Directive:
Take the line containing "Write a web" as the first line and the line containing "MHz per channel" as the last, and output that span verbatim without any images.

Entries with chart source code
* * *

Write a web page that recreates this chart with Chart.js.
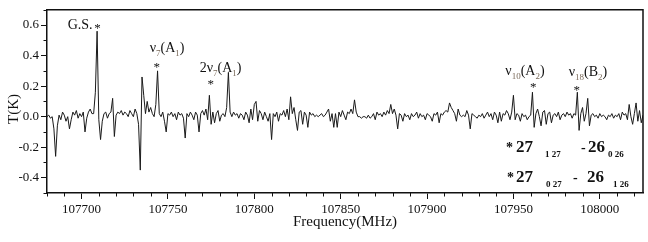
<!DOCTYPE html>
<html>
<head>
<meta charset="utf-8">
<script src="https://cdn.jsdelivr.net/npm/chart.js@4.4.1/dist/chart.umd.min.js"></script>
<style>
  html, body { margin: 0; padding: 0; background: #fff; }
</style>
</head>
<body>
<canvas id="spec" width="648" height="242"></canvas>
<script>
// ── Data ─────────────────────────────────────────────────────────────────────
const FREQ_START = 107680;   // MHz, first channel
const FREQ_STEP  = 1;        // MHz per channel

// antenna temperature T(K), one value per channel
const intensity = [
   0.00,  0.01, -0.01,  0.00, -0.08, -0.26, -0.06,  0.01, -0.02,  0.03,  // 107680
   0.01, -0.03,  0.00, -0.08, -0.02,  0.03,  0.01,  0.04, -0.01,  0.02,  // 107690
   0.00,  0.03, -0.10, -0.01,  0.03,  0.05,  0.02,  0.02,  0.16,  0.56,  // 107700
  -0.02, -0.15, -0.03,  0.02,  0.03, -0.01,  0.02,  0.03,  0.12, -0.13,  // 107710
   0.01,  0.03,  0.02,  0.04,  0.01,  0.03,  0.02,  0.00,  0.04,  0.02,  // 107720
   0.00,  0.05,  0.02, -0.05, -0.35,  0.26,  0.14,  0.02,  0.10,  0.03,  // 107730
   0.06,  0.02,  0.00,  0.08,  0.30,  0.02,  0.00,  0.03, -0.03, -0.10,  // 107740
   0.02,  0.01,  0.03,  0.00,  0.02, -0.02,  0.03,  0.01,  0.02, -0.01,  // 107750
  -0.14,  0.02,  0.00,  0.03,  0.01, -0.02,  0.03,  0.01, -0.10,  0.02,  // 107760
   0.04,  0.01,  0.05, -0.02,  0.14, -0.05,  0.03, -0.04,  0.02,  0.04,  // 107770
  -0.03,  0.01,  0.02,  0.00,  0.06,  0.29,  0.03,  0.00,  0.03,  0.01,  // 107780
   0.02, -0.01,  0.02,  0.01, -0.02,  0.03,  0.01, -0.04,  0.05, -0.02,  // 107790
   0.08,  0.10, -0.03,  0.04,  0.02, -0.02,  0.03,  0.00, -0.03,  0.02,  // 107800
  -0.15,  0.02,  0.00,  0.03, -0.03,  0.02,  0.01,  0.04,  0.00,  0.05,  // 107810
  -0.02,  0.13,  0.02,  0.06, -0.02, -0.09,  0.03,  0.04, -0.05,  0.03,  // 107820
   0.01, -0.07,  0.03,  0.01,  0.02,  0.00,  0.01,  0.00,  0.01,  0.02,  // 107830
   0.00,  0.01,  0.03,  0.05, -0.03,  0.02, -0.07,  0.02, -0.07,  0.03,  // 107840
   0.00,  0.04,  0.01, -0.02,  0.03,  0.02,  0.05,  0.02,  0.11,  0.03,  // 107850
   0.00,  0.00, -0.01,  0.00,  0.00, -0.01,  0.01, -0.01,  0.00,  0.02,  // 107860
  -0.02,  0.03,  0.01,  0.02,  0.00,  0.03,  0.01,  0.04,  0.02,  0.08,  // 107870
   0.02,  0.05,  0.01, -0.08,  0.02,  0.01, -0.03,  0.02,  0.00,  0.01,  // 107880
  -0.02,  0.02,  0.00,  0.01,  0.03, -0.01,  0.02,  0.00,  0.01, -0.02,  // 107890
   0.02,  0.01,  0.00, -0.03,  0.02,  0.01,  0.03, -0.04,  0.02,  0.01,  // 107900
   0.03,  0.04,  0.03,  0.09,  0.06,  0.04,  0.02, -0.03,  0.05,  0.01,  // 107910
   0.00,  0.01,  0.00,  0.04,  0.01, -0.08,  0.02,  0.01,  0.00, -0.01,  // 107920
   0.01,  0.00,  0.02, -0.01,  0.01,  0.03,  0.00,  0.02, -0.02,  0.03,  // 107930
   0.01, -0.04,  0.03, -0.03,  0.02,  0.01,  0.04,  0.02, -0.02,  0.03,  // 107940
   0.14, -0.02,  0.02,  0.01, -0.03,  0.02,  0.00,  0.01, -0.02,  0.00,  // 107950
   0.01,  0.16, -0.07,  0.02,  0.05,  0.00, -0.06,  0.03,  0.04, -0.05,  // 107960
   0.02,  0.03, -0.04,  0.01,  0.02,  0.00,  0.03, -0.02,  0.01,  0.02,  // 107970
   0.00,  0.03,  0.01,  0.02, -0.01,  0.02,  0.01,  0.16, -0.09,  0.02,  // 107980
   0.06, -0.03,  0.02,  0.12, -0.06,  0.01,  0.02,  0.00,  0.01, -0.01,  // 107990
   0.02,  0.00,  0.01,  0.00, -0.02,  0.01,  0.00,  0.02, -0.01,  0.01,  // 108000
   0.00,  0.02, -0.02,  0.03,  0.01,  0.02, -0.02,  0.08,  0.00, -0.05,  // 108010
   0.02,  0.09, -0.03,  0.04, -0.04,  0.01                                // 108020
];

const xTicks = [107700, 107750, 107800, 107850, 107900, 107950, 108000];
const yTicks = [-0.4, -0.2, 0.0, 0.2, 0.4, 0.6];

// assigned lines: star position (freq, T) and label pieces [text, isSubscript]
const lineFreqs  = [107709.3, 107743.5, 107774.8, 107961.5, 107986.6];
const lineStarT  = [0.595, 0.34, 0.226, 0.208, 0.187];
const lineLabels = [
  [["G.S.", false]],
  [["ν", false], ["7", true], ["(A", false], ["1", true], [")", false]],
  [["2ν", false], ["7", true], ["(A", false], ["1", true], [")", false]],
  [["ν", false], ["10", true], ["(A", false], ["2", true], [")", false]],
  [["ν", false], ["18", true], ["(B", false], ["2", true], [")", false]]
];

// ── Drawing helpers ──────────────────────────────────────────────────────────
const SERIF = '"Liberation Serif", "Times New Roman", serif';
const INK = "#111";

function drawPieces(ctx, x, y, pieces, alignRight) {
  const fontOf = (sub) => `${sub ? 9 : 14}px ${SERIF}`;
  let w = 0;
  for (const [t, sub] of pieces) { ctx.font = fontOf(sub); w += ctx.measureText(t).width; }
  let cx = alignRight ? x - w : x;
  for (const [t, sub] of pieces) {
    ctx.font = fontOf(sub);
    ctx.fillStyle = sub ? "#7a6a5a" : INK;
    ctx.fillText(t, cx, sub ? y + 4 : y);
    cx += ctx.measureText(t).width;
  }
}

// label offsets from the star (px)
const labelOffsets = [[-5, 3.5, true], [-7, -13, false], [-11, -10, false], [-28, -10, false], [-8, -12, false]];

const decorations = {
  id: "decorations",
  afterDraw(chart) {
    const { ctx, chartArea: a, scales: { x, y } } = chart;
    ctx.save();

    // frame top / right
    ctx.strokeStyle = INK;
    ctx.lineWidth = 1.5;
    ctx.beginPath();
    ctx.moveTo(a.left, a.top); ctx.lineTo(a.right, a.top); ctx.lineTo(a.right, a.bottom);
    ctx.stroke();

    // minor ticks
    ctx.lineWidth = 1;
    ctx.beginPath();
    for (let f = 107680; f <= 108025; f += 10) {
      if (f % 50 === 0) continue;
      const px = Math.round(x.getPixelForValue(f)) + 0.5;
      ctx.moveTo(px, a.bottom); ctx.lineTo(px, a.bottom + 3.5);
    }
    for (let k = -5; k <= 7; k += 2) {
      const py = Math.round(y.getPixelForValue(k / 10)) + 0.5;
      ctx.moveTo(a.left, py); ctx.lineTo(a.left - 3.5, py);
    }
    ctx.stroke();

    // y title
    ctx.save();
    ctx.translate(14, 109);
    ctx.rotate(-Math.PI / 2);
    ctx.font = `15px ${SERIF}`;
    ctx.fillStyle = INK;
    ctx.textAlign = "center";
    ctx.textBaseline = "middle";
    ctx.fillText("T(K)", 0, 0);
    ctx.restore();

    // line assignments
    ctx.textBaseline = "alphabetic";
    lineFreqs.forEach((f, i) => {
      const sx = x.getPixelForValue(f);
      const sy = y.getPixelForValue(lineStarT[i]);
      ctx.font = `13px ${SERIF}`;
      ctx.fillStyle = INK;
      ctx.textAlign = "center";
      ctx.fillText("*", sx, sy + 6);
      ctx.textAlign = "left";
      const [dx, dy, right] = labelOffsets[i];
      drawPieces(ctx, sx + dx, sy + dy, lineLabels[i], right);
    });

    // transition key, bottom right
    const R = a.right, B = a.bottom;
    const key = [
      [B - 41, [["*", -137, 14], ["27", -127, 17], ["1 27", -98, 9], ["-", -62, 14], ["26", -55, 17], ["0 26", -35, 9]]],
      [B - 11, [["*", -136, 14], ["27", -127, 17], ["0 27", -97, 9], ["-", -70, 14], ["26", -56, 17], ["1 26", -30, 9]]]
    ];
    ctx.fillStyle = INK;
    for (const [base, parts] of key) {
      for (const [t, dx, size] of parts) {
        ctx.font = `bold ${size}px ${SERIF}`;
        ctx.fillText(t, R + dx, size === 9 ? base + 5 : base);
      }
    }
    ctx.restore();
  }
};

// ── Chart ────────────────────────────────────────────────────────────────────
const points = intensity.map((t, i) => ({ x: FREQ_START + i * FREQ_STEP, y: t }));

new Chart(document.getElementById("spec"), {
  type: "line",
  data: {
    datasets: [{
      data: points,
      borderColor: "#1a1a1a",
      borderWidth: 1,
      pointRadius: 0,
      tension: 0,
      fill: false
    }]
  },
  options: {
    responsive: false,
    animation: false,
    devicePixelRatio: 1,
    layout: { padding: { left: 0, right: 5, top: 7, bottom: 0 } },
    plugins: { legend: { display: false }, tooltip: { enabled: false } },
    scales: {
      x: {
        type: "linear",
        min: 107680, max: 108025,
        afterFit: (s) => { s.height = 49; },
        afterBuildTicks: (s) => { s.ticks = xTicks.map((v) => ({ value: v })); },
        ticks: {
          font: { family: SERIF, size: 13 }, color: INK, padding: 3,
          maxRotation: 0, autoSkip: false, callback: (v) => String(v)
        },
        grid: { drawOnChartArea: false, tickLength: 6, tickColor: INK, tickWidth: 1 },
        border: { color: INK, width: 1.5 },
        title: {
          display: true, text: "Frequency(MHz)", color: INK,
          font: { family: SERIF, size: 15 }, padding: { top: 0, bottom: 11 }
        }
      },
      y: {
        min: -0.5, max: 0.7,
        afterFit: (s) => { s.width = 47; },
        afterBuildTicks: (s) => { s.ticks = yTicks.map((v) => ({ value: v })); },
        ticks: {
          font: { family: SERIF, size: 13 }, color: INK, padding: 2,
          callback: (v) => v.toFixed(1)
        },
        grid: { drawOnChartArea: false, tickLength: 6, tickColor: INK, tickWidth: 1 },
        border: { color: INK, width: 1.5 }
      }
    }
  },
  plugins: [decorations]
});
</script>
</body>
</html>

* * *

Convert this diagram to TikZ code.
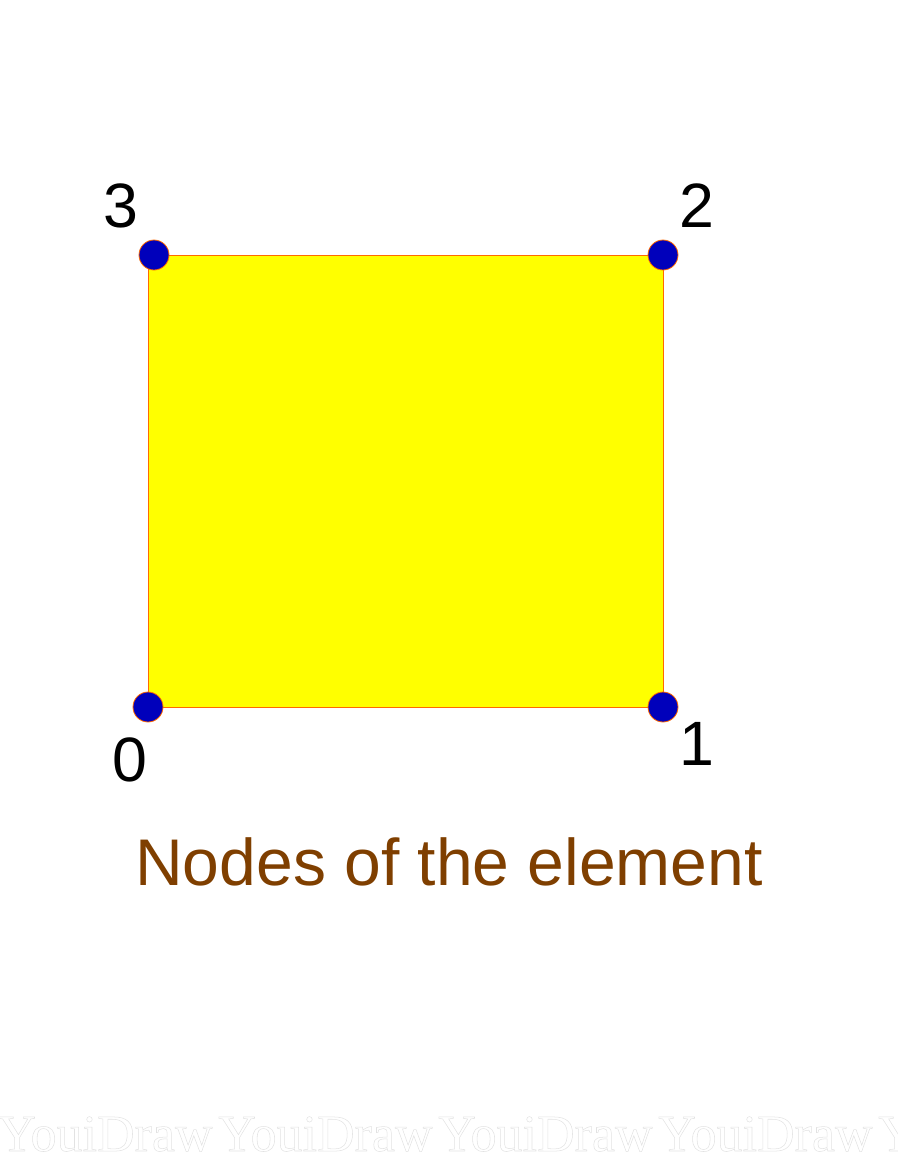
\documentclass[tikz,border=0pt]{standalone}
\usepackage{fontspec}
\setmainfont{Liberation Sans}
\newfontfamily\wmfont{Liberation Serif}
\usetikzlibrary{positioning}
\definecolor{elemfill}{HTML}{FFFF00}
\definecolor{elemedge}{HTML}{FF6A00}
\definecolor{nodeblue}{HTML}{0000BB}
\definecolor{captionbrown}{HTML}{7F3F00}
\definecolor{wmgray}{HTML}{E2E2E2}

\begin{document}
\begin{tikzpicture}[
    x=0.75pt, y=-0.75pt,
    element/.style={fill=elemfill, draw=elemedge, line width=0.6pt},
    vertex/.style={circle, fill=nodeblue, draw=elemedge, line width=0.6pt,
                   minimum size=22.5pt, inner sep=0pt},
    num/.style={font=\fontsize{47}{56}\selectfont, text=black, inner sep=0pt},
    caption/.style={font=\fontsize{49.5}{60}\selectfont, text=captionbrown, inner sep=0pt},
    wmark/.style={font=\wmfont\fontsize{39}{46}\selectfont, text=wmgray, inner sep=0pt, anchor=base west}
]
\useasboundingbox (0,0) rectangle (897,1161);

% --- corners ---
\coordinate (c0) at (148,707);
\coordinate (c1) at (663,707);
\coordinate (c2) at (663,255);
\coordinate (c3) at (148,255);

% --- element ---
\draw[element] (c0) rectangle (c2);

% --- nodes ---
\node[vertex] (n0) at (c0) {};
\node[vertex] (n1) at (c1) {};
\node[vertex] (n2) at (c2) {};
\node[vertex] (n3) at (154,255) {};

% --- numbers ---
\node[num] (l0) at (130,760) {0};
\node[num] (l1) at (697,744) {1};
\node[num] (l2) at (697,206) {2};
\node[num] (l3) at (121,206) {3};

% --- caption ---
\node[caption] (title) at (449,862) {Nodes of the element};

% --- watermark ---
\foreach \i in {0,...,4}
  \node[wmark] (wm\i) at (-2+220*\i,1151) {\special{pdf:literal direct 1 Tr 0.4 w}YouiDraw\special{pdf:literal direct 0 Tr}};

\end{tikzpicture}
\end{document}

* * *

Final result:
Write a web page that recreates this chart with Chart.js.
<!DOCTYPE html>
<html>
<head>
<meta charset="utf-8">
<script src="https://cdn.jsdelivr.net/npm/chart.js@4.4.1/dist/chart.umd.min.js"></script>
<style>
  html, body { margin: 0; padding: 0; background: #fff; }
</style>
</head>
<body>
<canvas id="spec" width="648" height="242"></canvas>
<script>
// ── Data ─────────────────────────────────────────────────────────────────────
const FREQ_START = 107680;   // MHz, first channel
const FREQ_STEP  = 1;        // MHz per channel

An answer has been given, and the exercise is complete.